You decide to do Meta-model Assisted Bootstrapping – it’s got the word “Meta” in it, so you think it sounds cool – and get to work. You realise it involves using the results from a bootstrapped sample to try and model a relationship between the inputs and outputs. This model is then used to determine the input uncertainty. This is easy to do since you’ve only got two parameters, and the simulation is reasonably quick. You complete your work and take your results to your manager. He’s astounded – the results are fantastic and show really well how much variability the company should expect around arrival times. Your recommendations are implemented immediately. It works well, and there are no huge unexpected fluctuations. You are hailed as a hero of the office – not bad for your first year out.

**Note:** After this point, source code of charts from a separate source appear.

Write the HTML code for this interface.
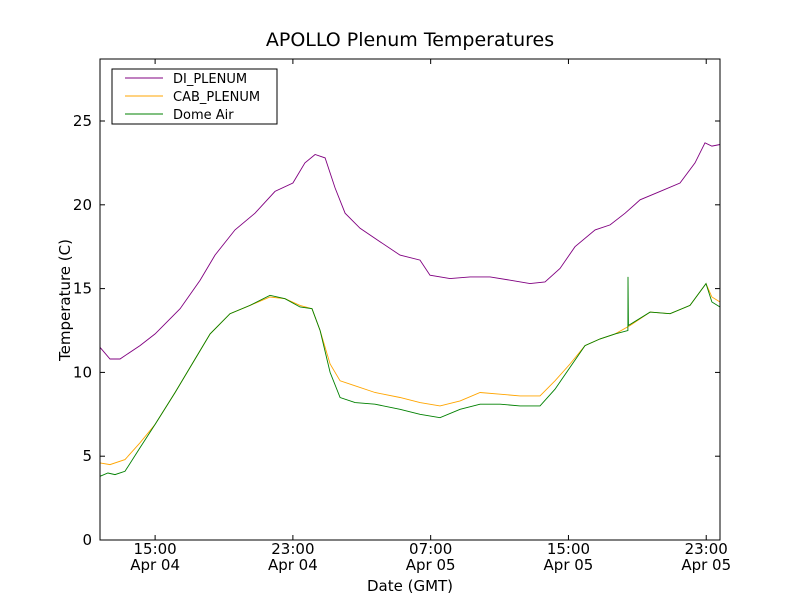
<!DOCTYPE html>
<html><head><meta charset="utf-8"><style>
body{margin:0;background:#fff;}
svg{display:block;font-family:"DejaVu Sans","Liberation Sans",sans-serif;}
</style></head><body>
<svg id="chart" width="800" height="600">
<rect x="0" y="0" width="800" height="600" fill="#fff"/>
<text x="410" y="46" font-size="19" text-anchor="middle">APOLLO Plenum Temperatures</text>
<g id="plot"></g>
<rect x="100" y="59" width="620" height="481" fill="none" stroke="#000" stroke-width="1"/>
<text x="410" y="591" font-size="15" text-anchor="middle">Date (GMT)</text>
<text transform="translate(70,300) rotate(-90)" font-size="15" text-anchor="middle">Temperature (C)</text>
<g>
<rect x="112" y="69" width="165" height="55" fill="#fff" stroke="#000"/>
<line x1="125" y1="78" x2="163" y2="78" stroke="#800080"/>
<text x="173" y="83" font-size="13">DI_PLENUM</text>
<line x1="125" y1="96" x2="163" y2="96" stroke="#ffa500"/>
<text x="173" y="101" font-size="13">CAB_PLENUM</text>
<line x1="125" y1="114" x2="163" y2="114" stroke="#008000"/>
<text x="173" y="119" font-size="13">Dome Air</text>
</g>
</svg>
<script>
const diTimes=[11.8,12.38,12.96,14.12,15.0,16.45,17.61,18.48,19.64,20.8,21.96,23.0,23.7,24.29,24.87,25.45,26.03,26.9,28.06,29.22,30.38,30.96,32.12,33.29,34.45,35.61,36.77,37.64,38.51,39.38,40.55,41.42,42.29,43.16,44.32,45.48,46.35,46.93,47.33,47.8];
const diValues=[11.5,10.8,10.8,11.6,12.3,13.8,15.5,17,18.5,19.5,20.8,21.3,22.5,23,22.8,21,19.5,18.6,17.8,17,16.7,15.8,15.6,15.7,15.7,15.5,15.3,15.4,16.2,17.5,18.5,18.8,19.5,20.3,20.8,21.3,22.5,23.7,23.5,23.6];
const cabTimes=[11.8,12.38,13.25,14.12,15.0,16.16,17.32,18.19,19.35,20.51,21.67,22.54,23.41,24.11,24.58,25.16,25.74,26.61,27.77,29.22,30.38,31.54,32.71,33.87,35.03,36.19,37.35,38.22,39.09,39.96,40.84,41.71,42.58,43.74,44.9,46.06,46.99,47.33,47.8];
const cabValues=[4.6,4.5,4.8,5.8,6.9,8.8,10.8,12.3,13.5,14,14.5,14.4,14,13.8,12.5,10.5,9.5,9.2,8.8,8.5,8.2,8,8.3,8.8,8.7,8.6,8.6,9.5,10.5,11.6,12,12.3,12.8,13.6,13.5,14,15.3,14.5,14.2];
const domeTimes=[11.8,12.26,12.67,13.25,14.12,15.0,16.16,17.32,18.19,19.35,20.51,21.67,22.54,23.41,24.11,24.58,25.16,25.74,26.61,27.77,29.22,30.38,31.54,32.71,33.87,35.03,36.19,37.35,38.22,39.09,39.96,40.84,41.71,42.45,42.46,42.48,43.74,44.9,46.06,46.99,47.33,47.8];
const domeValues=[3.8,4.0,3.9,4.1,5.5,6.9,8.8,10.8,12.3,13.5,14,14.6,14.4,13.9,13.8,12.5,10,8.5,8.2,8.1,7.8,7.5,7.3,7.8,8.1,8.1,8.0,8.0,9,10.3,11.6,12,12.3,12.5,15.7,12.8,13.6,13.5,14,15.3,14.2,13.9];
const yTicks=[0,5,10,15,20,25];
const xTickHours=[15,23,31,39,47];
const xTickTimes=["15:00","23:00","07:00","15:00","23:00"];
const xTickDates=["Apr 04","Apr 04","Apr 05","Apr 05","Apr 05"];
const X0=100,X1=720,Y0=540,Y1=59,XMIN=11.8,XMAX=47.8,YMIN=0,YMAX=28.7;
const xs=h=>X0+(h-XMIN)/(XMAX-XMIN)*(X1-X0);
const ys=v=>Y0-(v-YMIN)/(YMAX-YMIN)*(Y0-Y1);
const NS="http://www.w3.org/2000/svg";
const plot=document.getElementById('plot');
function mk(t,a){const e=document.createElementNS(NS,t);for(const k in a)e.setAttribute(k,a[k]);plot.appendChild(e);return e;}
function line(ts,vs,color,name){
  const p=mk('path',{d:ts.map((t,i)=>(i?'L':'M')+xs(t).toFixed(1)+','+ys(vs[i]).toFixed(1)).join(''),fill:'none',stroke:color,'stroke-width':0.9});
  
  
}
line(diTimes,diValues,'#800080','di-plenum-line');
line(cabTimes,cabValues,'#ffa500','cab-plenum-line');
line(domeTimes,domeValues,'#008000','dome-air-line');
yTicks.forEach(v=>{
  const y=ys(v);
  mk('line',{x1:X0,y1:y,x2:X0+5,y2:y,stroke:'#000'});
  mk('line',{x1:X1,y1:y,x2:X1-5,y2:y,stroke:'#000'});
  const t=mk('text',{x:X0-8,y:y+5,'font-size':15,'text-anchor':'end'});
  t.textContent=v;
  
  
});
xTickHours.forEach((h,i)=>{
  const x=xs(h);
  mk('line',{x1:x,y1:Y0,x2:x,y2:Y0-5,stroke:'#000'});
  mk('line',{x1:x,y1:Y1,x2:x,y2:Y1+5,stroke:'#000'});
  const t=mk('text',{x:x,y:554,'font-size':15,'text-anchor':'middle'});
  t.textContent=xTickTimes[i];
  
  
  const d=mk('text',{x:x,y:570,'font-size':15,'text-anchor':'middle'});
  d.textContent=xTickDates[i];
  
  
});
</script>
</body></html>
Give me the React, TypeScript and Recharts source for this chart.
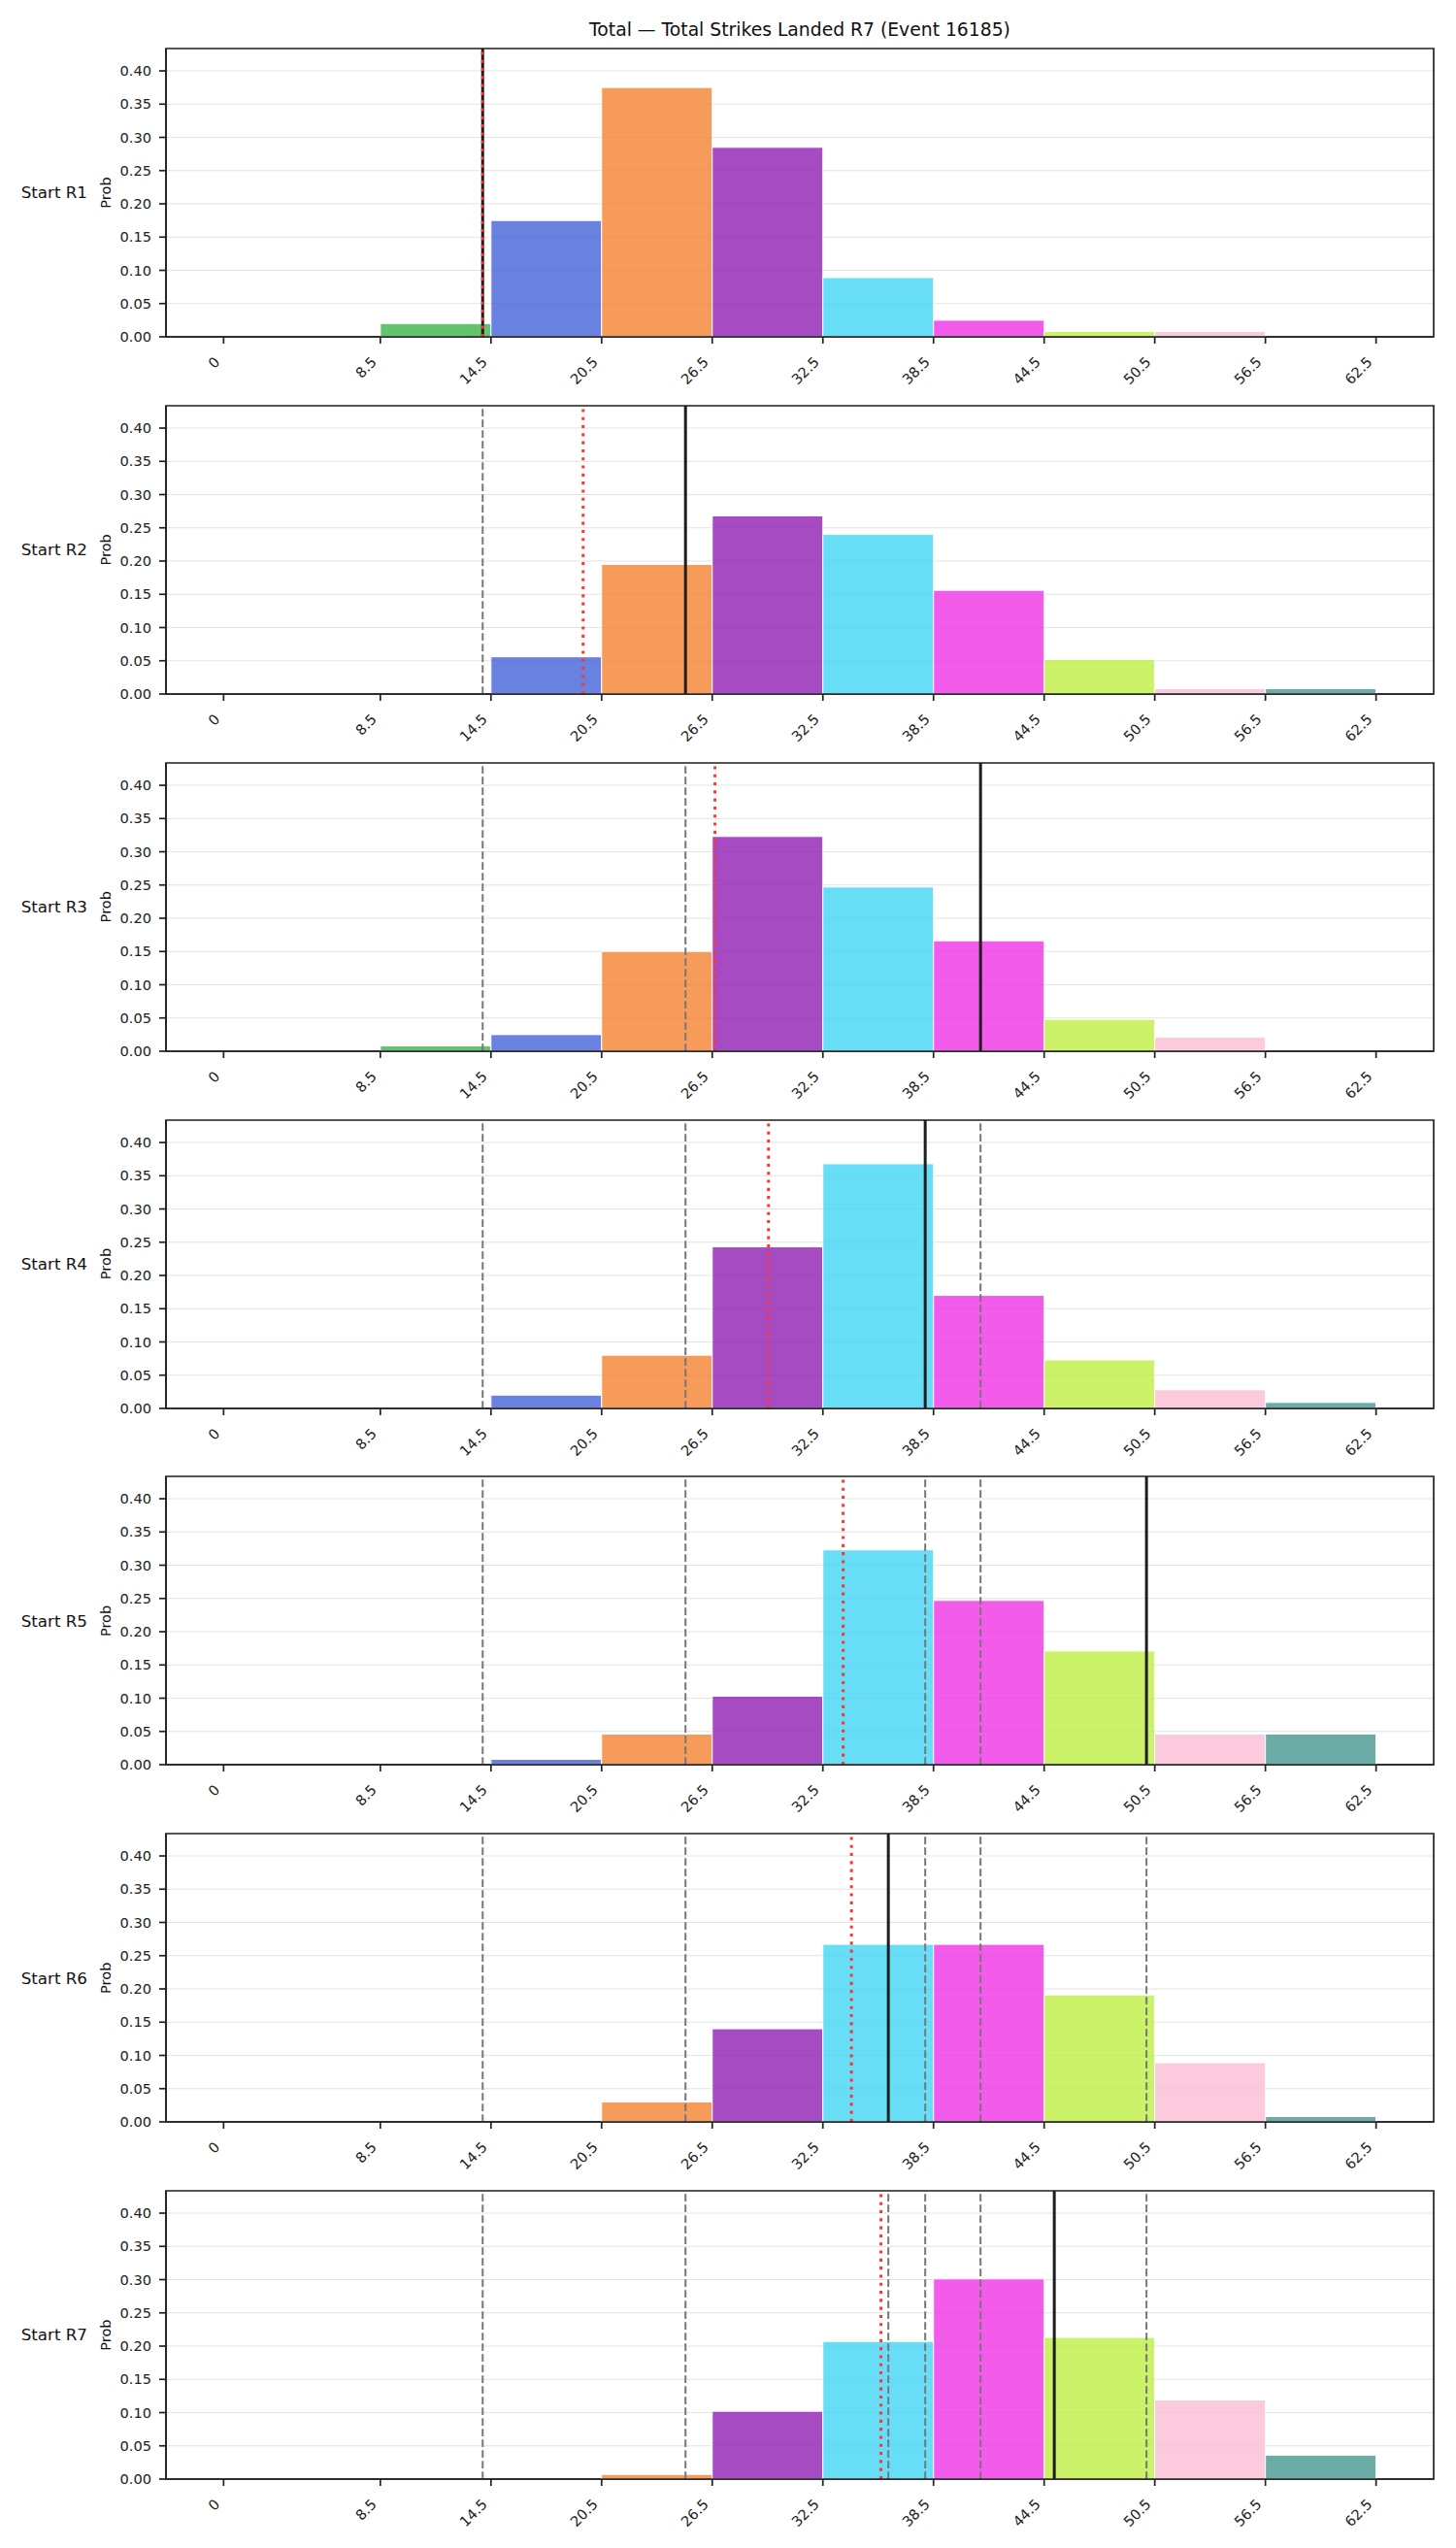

Thank you for playing this choose your own adventure! If you want to see what would have happened if you ignored Input Uncertainty, feel free to go back and try again!
9.
You decide to do Bayesian Model Averaging – you’ve heard lots of stats people talk about Bayesian stats, so you think it’s a smart idea – and get to work. Bayesian Model Averaging is similar to bootstrapping, but you weight your bootstrap samples by how likely you think they are, based on your prior knowledge of the sample. That is, when re-taking the sub-samples, make it more likely to select a sub-sample which is more likely given your prior information. However, you don’t really seem to have much prior information to weight your samples on. You talk to you manager about this, and he helps you determine some appropriate priors to use. From this you can create some good confidence intervals for your estimates. Your manager is impressed, and they implement your recommendations immediately. It works well, and there are no huge unexpected fluctuations. You are hailed as a hero of the office – not bad for your first year out.
Thank you for playing this choose your own adventure! If you want to see what would have happened if you ignored Input Uncertainty, feel free to go back and try again!
References
Nelson, B. (2013). Foundations and methods of stochastic simulation: a first course. Springer Science & Business Media.